**Raw data**
— begin —
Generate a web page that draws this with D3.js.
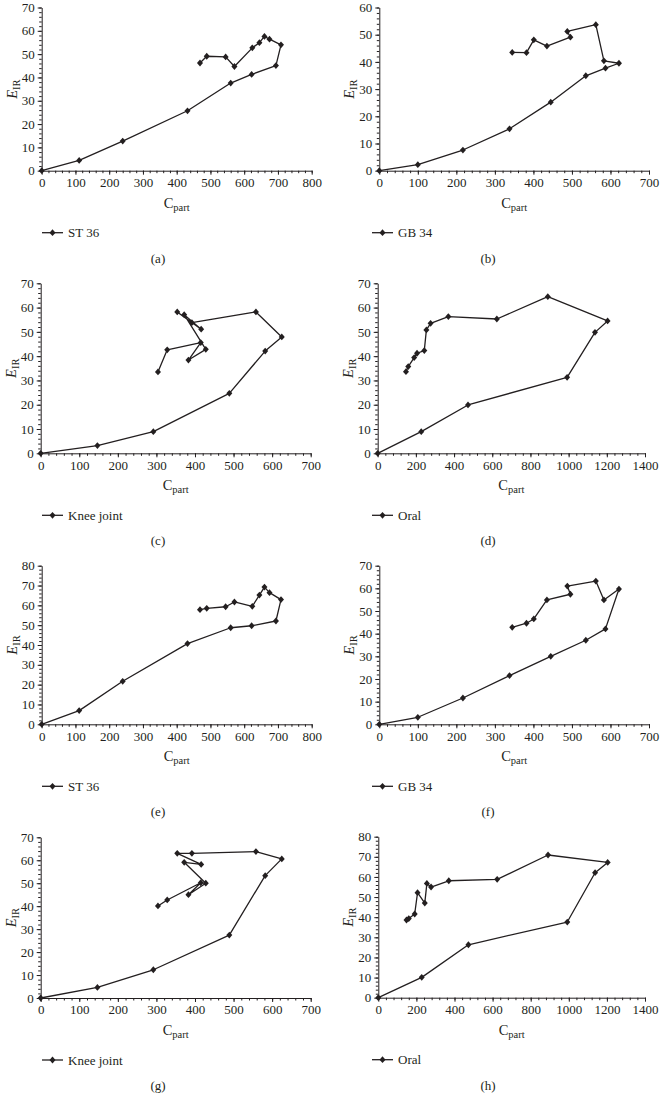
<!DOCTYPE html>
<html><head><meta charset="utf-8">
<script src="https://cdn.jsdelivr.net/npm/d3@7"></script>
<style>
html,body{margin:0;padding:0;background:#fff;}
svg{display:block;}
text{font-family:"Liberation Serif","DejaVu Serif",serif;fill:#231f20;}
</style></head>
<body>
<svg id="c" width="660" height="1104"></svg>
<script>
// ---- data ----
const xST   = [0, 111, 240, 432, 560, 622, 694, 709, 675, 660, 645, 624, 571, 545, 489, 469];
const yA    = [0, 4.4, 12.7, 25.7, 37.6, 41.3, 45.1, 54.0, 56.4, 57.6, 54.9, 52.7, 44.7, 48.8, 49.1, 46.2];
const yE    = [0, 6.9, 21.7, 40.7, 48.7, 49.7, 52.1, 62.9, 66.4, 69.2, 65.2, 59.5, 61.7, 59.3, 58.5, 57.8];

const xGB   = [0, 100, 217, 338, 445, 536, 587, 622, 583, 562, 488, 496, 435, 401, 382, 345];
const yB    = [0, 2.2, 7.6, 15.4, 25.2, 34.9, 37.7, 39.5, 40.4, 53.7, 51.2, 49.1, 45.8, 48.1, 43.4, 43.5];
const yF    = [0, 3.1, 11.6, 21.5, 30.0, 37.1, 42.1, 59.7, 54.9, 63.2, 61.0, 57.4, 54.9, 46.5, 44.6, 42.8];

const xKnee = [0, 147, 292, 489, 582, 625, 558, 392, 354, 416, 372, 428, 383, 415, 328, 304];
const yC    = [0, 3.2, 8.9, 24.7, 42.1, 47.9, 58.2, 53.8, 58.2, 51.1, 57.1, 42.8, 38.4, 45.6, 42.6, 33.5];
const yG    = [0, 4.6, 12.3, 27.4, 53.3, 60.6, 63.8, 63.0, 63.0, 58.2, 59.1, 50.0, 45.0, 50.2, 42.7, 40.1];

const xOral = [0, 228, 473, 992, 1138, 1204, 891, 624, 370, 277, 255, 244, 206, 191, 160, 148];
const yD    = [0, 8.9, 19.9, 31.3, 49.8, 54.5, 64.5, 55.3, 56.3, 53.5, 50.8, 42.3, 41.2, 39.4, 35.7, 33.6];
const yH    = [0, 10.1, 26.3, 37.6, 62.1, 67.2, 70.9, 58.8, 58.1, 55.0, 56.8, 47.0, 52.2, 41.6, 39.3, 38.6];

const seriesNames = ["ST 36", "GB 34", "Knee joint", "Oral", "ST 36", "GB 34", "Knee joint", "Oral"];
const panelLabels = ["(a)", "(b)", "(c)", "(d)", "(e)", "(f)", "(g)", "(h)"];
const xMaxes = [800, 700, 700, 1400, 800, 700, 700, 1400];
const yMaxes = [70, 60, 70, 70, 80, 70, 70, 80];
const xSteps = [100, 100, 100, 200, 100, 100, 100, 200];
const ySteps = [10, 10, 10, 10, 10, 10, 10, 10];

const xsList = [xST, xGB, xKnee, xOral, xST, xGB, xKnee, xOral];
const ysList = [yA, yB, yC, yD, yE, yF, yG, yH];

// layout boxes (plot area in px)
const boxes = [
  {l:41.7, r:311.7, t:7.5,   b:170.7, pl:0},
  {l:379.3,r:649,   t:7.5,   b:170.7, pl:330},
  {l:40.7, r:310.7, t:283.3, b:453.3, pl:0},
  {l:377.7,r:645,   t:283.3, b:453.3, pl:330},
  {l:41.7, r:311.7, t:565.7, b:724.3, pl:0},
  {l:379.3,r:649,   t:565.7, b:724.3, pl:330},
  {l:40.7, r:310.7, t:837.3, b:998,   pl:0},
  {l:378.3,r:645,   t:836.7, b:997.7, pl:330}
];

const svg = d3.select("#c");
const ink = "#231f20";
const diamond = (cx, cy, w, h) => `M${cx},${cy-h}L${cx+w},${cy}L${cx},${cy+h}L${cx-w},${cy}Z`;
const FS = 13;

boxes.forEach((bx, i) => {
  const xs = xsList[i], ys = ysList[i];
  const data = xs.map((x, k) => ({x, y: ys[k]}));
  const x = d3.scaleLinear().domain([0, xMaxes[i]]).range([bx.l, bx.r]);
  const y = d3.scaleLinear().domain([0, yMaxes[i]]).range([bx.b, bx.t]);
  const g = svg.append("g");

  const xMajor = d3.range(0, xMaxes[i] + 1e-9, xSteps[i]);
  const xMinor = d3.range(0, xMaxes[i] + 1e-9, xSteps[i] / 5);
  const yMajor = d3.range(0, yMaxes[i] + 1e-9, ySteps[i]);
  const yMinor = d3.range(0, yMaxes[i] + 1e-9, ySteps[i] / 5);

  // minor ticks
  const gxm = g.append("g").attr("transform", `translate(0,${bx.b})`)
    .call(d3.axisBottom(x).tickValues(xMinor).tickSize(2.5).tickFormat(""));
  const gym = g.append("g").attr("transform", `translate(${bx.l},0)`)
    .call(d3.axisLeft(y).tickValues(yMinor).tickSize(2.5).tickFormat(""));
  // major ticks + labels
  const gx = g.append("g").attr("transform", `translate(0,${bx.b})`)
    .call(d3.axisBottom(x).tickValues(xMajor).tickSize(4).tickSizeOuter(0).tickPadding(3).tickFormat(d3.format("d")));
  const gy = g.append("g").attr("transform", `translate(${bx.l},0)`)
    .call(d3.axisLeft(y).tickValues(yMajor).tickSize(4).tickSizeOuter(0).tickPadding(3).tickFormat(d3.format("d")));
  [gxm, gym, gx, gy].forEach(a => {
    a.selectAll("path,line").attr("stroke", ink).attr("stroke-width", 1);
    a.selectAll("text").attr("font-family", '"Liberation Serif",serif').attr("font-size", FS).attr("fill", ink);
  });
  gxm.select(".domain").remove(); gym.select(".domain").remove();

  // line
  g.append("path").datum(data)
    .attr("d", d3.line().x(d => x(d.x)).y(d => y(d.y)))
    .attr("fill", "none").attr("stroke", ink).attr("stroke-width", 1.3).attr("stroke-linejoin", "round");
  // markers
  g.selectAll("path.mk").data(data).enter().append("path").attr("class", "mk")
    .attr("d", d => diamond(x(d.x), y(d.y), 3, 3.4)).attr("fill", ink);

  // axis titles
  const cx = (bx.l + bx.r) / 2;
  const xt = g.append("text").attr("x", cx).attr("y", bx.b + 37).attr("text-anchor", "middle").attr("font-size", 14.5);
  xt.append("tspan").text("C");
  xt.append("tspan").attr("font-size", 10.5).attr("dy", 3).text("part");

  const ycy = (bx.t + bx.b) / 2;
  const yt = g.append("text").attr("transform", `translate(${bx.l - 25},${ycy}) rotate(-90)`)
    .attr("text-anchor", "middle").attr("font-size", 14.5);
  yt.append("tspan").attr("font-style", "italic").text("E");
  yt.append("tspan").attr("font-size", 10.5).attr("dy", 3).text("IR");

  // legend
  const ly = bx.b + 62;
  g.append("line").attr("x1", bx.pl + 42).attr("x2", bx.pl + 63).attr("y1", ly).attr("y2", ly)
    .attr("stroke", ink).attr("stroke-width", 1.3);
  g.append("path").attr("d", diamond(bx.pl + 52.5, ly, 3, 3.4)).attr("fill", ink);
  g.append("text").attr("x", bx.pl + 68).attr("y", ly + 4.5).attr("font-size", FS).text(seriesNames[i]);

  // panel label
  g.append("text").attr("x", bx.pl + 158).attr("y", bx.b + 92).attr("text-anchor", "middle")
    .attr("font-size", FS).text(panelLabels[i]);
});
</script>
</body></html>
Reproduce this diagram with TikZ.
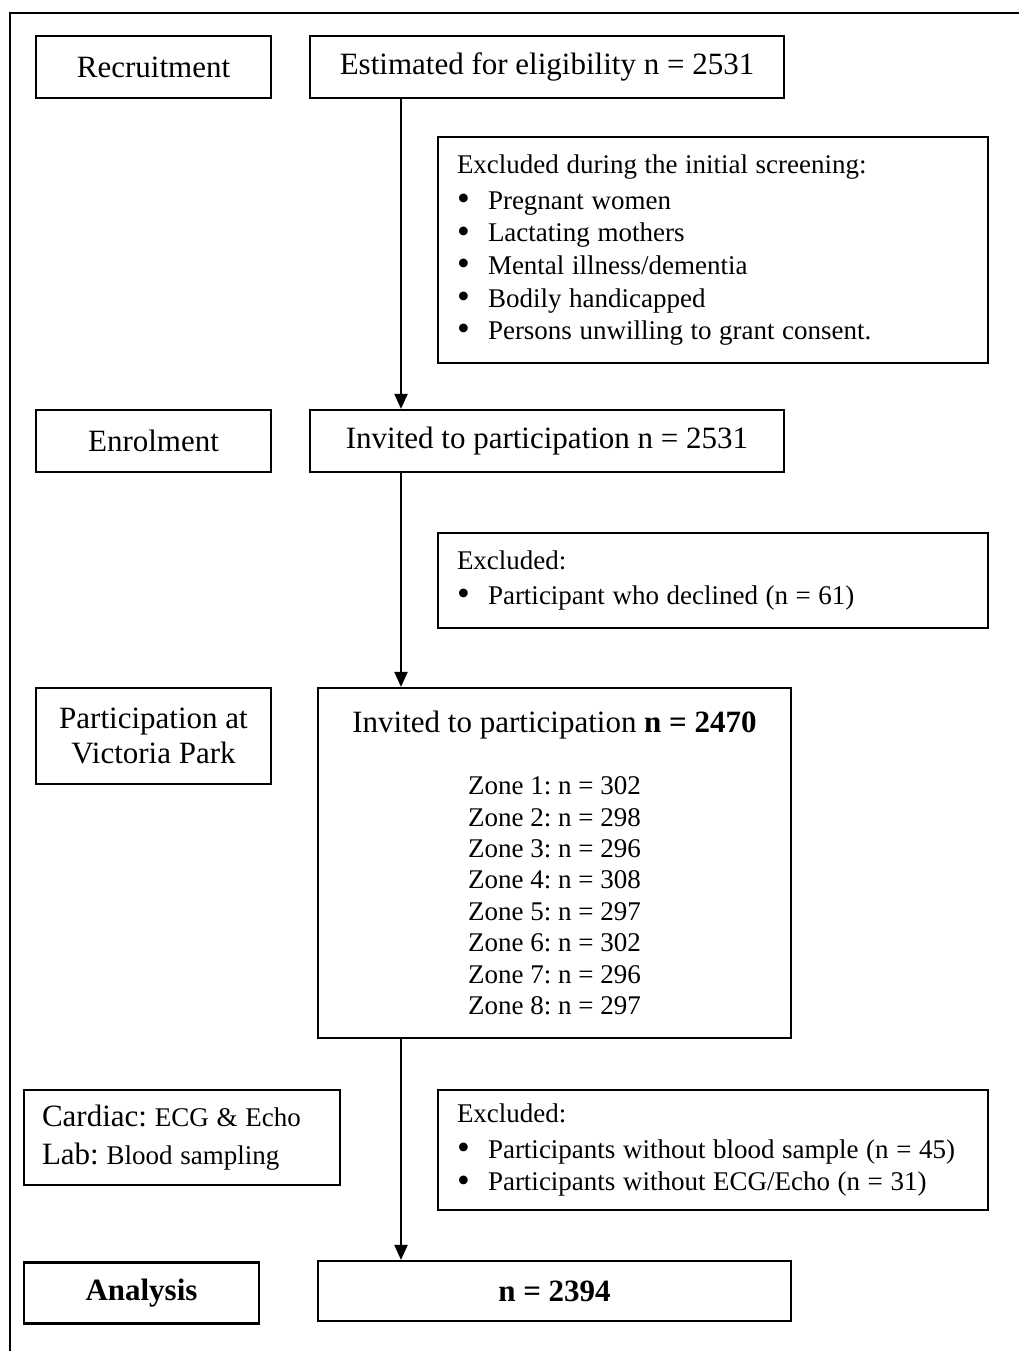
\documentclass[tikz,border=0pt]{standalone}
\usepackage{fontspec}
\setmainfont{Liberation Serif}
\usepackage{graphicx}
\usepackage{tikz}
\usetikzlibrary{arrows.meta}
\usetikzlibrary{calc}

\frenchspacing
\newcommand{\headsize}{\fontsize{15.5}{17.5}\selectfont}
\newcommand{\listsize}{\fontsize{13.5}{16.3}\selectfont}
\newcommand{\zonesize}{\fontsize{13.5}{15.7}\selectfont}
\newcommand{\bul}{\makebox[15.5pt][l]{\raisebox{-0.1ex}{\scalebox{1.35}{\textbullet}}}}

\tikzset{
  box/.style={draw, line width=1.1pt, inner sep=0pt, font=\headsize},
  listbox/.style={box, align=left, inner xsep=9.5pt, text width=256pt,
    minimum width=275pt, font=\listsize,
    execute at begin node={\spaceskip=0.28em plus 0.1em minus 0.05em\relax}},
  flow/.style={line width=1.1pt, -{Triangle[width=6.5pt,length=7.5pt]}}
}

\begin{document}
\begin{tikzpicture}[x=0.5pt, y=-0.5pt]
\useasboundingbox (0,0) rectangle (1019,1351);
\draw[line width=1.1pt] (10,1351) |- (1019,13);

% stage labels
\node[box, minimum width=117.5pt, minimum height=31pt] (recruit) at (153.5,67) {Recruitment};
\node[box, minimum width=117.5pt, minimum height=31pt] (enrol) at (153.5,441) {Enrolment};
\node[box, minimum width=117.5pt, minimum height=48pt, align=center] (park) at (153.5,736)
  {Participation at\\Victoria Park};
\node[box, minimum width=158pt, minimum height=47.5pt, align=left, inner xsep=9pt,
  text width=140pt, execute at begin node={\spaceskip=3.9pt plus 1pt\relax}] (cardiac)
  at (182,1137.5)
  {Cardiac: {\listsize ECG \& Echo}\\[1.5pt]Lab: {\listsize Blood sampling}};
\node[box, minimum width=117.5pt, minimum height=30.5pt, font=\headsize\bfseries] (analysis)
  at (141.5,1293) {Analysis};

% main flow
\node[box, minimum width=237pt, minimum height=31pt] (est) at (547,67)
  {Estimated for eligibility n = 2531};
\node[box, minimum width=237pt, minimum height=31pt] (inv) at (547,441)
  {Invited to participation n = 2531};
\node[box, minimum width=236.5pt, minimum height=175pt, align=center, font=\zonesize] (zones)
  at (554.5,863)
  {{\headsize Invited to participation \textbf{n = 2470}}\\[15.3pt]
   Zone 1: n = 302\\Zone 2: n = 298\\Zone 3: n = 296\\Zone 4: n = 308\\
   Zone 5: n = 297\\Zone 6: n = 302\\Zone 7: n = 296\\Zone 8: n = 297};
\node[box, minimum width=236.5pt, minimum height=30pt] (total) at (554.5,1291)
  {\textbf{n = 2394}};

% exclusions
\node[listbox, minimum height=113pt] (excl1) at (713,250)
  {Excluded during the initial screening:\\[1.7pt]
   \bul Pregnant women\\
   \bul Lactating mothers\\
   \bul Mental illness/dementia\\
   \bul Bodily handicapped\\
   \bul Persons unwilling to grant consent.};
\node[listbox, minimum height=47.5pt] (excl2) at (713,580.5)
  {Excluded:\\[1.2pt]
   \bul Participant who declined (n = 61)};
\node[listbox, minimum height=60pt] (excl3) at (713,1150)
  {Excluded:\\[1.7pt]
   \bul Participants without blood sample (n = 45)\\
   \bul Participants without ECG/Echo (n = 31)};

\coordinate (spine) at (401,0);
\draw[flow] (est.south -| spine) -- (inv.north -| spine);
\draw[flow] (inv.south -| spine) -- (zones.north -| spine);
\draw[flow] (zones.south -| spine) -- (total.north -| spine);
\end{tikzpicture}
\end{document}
— end —
**What you need to do**
Reproduce each line of the entries in which the word "this" is found.

**Exercise output**
Generate a web page that draws this with D3.js.
Reproduce this diagram with TikZ.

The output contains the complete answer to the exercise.